Understanding the Cultures of Your Employees

diversity-2I recall an incident where national staff in a West African country complained to me that their boss was really lazy.  This was shocking to me because I viewed her as being quite productive and a very hard worker.   When I inquired why they thought she was lazy, they reported that she was always trying to get them to do her work.  She wanted them to make decisions about what they should be doing.  In fact, they said she was always asking them what they thought they should be doing about the problems and challenges they were facing.  Now I understood.  The Director was introducing participatory management where she was trying to empower her staff to make decisions affecting their work and the delivery of their services.   The whole “empowering” concept was lost to them. Since she was the boss, they saw it as her job to make these decisions, not theirs. In another incident, national staff expressed concern that their supervisor (an American) was upset with them.   They said he never greeted everyone when he came to the office.  Rather he would go straight to his office and start working.   (To the American workers reading this:   When was the last time you greeted everyone (and I mean everyone) when you came to work?)  Their supervisor wasn’t upset with them.  He was just being very American.   I have this American tendency too.   I generally rush to my office to get down to work as soon as I arrive.  I try to greet everyone I pass on the way to my office.    Sometimes they respond to my greeting, sometimes they don’t because they are caught up in their own thoughts.  This behavior would be seriously misunderstood in many cultures!

International staff who are deployed to work in humanitarian settings are generally well versed in the culture they will be entering.  Prior to departure, they learn about the “dos” and “don’ts” of the culture where they will be working.  Most international expatriates would tell you they are completely integrated into the foreign cultures where they are living.   The fact is, you can never completely shake off your culture no matter how hard you try!

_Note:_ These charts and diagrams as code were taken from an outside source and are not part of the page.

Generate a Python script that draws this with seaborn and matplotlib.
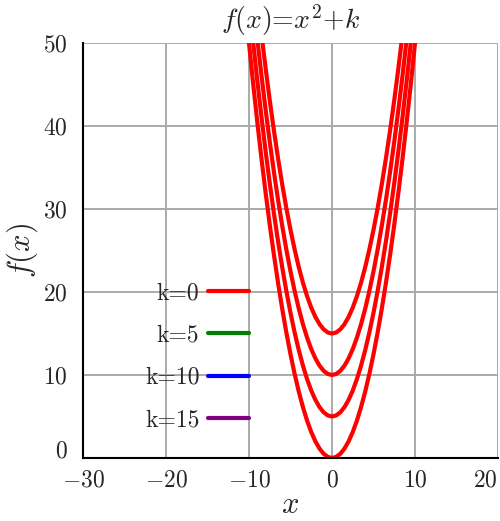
import pandas as pd
import matplotlib
matplotlib.use('Agg')
import matplotlib.pyplot as plt
from matplotlib.lines import Line2D
import seaborn as sns

### values
x_vals = [-10.5, -10, -9.5, -9, -8.5, -8, -7.5, -7, -6.5, -6, -5.5, -5, -4.5, -4, -3.5,
          -3, -2.5, -2, -1.5, -1, -0.5, 0, 0.5, 1, 1.5, 2, 2.5, 3, 3.5, 4, 4.5, 5,
          5.5, 6, 6.5, 7, 7.5, 8, 8.5, 9, 9.5, 10, 10.5]
base_vals = [55.125, 50, 45.125, 40.5, 36.125, 32, 28.125, 24.5, 21.125, 18, 15.125,
             12.5, 10.125, 8, 6.125, 4.5, 3.125, 2, 1.125, 0.5, 0.125, 0, 0.125, 0.5,
             1.125, 2, 3.125, 4.5, 6.125, 8, 10.125, 12.5, 15.125, 18, 21.125, 24.5,
             28.125, 32, 36.125, 40.5, 45.125, 50, 55.125]
k_vals = [0, 5, 10, 15]
legend_labels = ['k=0', 'k=5', 'k=10', 'k=15']
legend_colors = ['red', 'green', 'blue', 'purple']
x_ticks = [-30, -20, -10, 0, 10, 20]
y_ticks = [0, 10, 20, 30, 40, 50]

sns.set_style('whitegrid')
plt.rcParams['font.family'] = 'serif'
plt.rcParams['font.serif'] = ['cmr10', 'DejaVu Serif']
plt.rcParams['mathtext.fontset'] = 'cm'
plt.rcParams['axes.formatter.use_mathtext'] = True

### long table: one curve per k
rows = []
for k in k_vals:
    for xv, bv in zip(x_vals, base_vals):
        rows.append({'x': xv, 'y': bv + k, 'k': k})
df = pd.DataFrame(rows)

fig = plt.figure(figsize=(5, 5.21), dpi=100)
ax = fig.add_axes([0.166, 0.121, 0.830, 0.796])

sns.lineplot(data=df, x='x', y='y', hue='k', palette=['red'] * len(k_vals),
             linewidth=3, legend=False, ax=ax, sort=False, estimator=None, units='k')

ax.set_xlim(-30, 20)
ax.set_ylim(0, 50)
ax.set_xticks(x_ticks)
ax.set_yticks(y_ticks)
ax.grid(True, color='#aaaaaa', linewidth=1.4)
for s in ['top', 'right']:
    ax.spines[s].set_visible(False)
for s in ['left', 'bottom']:
    ax.spines[s].set_color('black')
    ax.spines[s].set_linewidth(1.5)
ax.tick_params(length=0, labelsize=17)
ax.tick_params(axis='x', pad=8)
ax.tick_params(axis='y', pad=11)
ax.get_xticklabels()[-1].set_ha('right')
ax.get_yticklabels()[0].set_va('baseline')

ax.set_title('$f(x)$=$x^2$+$k$', fontsize=20, pad=10)
ax.set_xlabel('$x$', fontsize=22, labelpad=0)
ax.set_ylabel('$f(x)$', fontsize=22, labelpad=2)

### legend with labels before the short lines
handles = [Line2D([], [], color=c, linewidth=3) for c in legend_colors]
ax.legend(handles, legend_labels, loc='center right', bbox_to_anchor=(-10, 12.2),
          bbox_transform=ax.transData, markerfirst=False, frameon=False,
          fontsize=17, handlelength=1.75, handletextpad=0.35, labelspacing=0.85,
          borderpad=0, borderaxespad=0)

fig.savefig('out.png', dpi=100)
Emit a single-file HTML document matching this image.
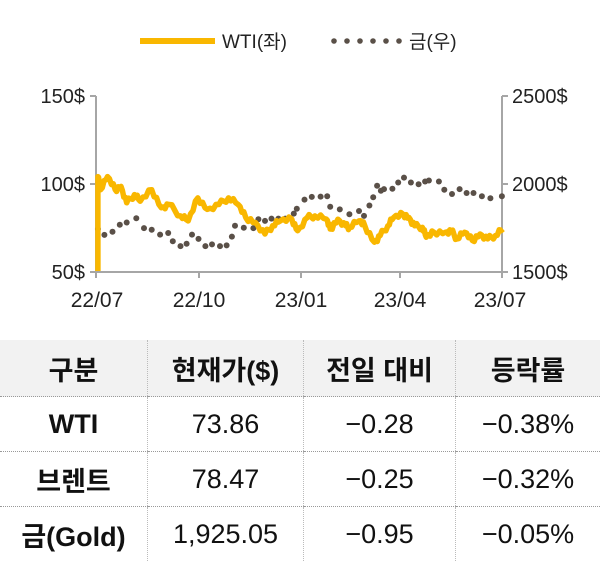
<!DOCTYPE html><html><head><meta charset="utf-8"><style>
body{margin:0;width:600px;height:561px;background:#fff;font-family:"Liberation Sans","Noto Sans CJK KR",sans-serif;overflow:hidden;position:relative}
table{position:absolute;left:0;top:340px;width:600px;border-collapse:collapse;font-size:27px;color:#111}
td{text-align:center;border-left:1px dotted #bbb;border-bottom:1px dotted #999;padding:0;height:54px}
td:first-child{border-left:none}
tr.h td{background:#f2f2f2;height:56px;font-weight:bold}
tr td:first-child{font-weight:bold}
</style></head><body>
<svg id="s" width="600" height="330" style="position:absolute;left:0;top:0" font-family="Liberation Sans,Noto Sans CJK KR,sans-serif">
<line x1="140" y1="41" x2="215" y2="41" stroke="#F9B700" stroke-width="6"/>
<text x="222" y="48" font-size="19" fill="#222">WTI(좌)</text>
<g fill="#5a5048"><circle cx="334" cy="41" r="2.8"/><circle cx="347" cy="41" r="2.8"/><circle cx="360" cy="41" r="2.8"/><circle cx="373" cy="41" r="2.8"/><circle cx="386" cy="41" r="2.8"/><circle cx="399" cy="41" r="2.8"/></g>
<text x="409" y="48" font-size="19" fill="#222">금(우)</text>
<g stroke="#a6a6a6" stroke-width="2" fill="none">
<line x1="96" y1="96" x2="96" y2="272"/><line x1="502" y1="96" x2="502" y2="272"/><line x1="96" y1="272" x2="502" y2="272"/>
<line x1="90" y1="96" x2="96" y2="96"/><line x1="90" y1="184" x2="96" y2="184"/><line x1="90" y1="272" x2="96" y2="272"/>
<line x1="502" y1="96" x2="508" y2="96"/><line x1="502" y1="184" x2="508" y2="184"/><line x1="502" y1="272" x2="508" y2="272"/>
<line x1="199" y1="272" x2="199" y2="278"/><line x1="301" y1="272" x2="301" y2="278"/><line x1="400" y1="272" x2="400" y2="278"/><line x1="96" y1="272" x2="96" y2="278"/><line x1="502" y1="272" x2="502" y2="278"/>
</g>
<g font-size="20" fill="#222">
<text x="85" y="103" text-anchor="end">150$</text><text x="85" y="191" text-anchor="end">100$</text><text x="85" y="279" text-anchor="end">50$</text>
<text x="512" y="103">2500$</text><text x="512" y="191">2000$</text><text x="512" y="279">1500$</text>
<g text-anchor="middle" font-size="21"><text x="97" y="307">22/07</text><text x="199" y="307">22/10</text><text x="301" y="307">23/01</text><text x="400" y="307">23/04</text><text x="500" y="307">23/07</text></g>
</g>
<g id="gold" fill="#5a5048"></g>
<polyline id="wti" fill="none" stroke="#F9B700" stroke-width="5.5" stroke-linejoin="round"/>
</svg>
<table>
<tr class="h"><td style="width:147px">구분</td><td style="width:155px">현재가($)</td><td style="width:151px">전일 대비</td><td>등락률</td></tr>
<tr><td>WTI</td><td>73.86</td><td>−0.28</td><td>−0.38%</td></tr>
<tr><td>브렌트</td><td>78.47</td><td>−0.25</td><td>−0.32%</td></tr>
<tr><td style="border-bottom:none">금(Gold)</td><td style="border-bottom:none">1,925.05</td><td style="border-bottom:none">−0.95</td><td style="border-bottom:none">−0.05%</td></tr>
</table>
<script>
function tx(x){return 96+(x-250)*0.384}function ty(y){return 96+(y-44)*0.3277}
var w=[[255,578],[255,290],[262,330],[280,290],[300,330],[315,320],[330,370],[350,345],[365,365],[395,330],[420,385],[440,375],[470,410],[490,425],[515,355],[540,390],[570,375],[595,355],[620,375],[640,415],[665,430],[690,465],[710,440],[730,425],[760,420],[775,455],[800,415],[820,410],[850,420],[860,450],[880,420],[900,440],[910,445],[935,425],[950,440],[975,490],[990,470],[1010,440],[1025,415],[1050,405],[1065,415],[1080,440],[1100,445],[1110,475],[1130,460],[1160,460],[1175,455],[1190,480],[1210,460],[1230,485],[1250,465],[1270,480],[1290,470],[1310,450]];
var pts=[tx(255)+","+ty(578)];
for(var i=1;i<w.length-1;i++){var a=w[i],b=w[i+1];for(var k=0;k<4;k++){var t=k/4;var x=tx(a[0]+(b[0]-a[0])*t),y=ty(a[1]+(b[1]-a[1])*t);if(k>0)y+=(((i*4+k)*7)%5-2)*1.3;pts.push(x.toFixed(1)+","+y.toFixed(1));}}
pts.push(tx(1310)+","+ty(450));
document.getElementById("wti").setAttribute("points",pts.join(" "));
var g=[[255,450],[272,468],[293,458],[312,437],[330,430],[355,417],[375,447],[395,452],[417,467],[438,462],[450,487],[470,502],[486,495],[500,467],[517,480],[535,502],[552,497],[573,502],[590,500],[604,473],[612,440],[635,446],[660,447],[673,420],[690,425],[707,418],[725,418],[743,418],[765,403],[773,388],[793,360],[812,352],[835,351],[852,350],[860,382],[885,390],[910,405],[935,395],[948,410],[962,378],[972,353],[982,318],[992,333],[1000,328],[1022,327],[1037,308],[1052,293],[1070,308],[1090,313],[1107,305],[1117,302],[1143,305],[1157,330],[1177,343],[1197,328],[1215,340],[1233,340],[1255,350],[1277,356],[1307,350]];
var s="";g.forEach(function(p){s+='<circle cx="'+tx(p[0]).toFixed(1)+'" cy="'+ty(p[1]).toFixed(1)+'" r="3"/>'});
document.getElementById("gold").innerHTML=s;
</script>
</body></html>
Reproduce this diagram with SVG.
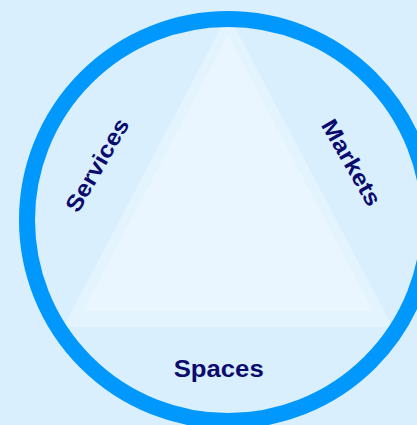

This is why it is so important to also educate national staff on the cultural contexts of the new expatriate international staff who will be joining their working environments.   This is rarely, if ever, done.   Understanding the cultures of everyone in the working environment is essential to understanding and harmony.  It’s also really nice to know that your boss isn’t really lazy or mad at you.

Have national staff in your country programs been briefed on the cultures of your international staff?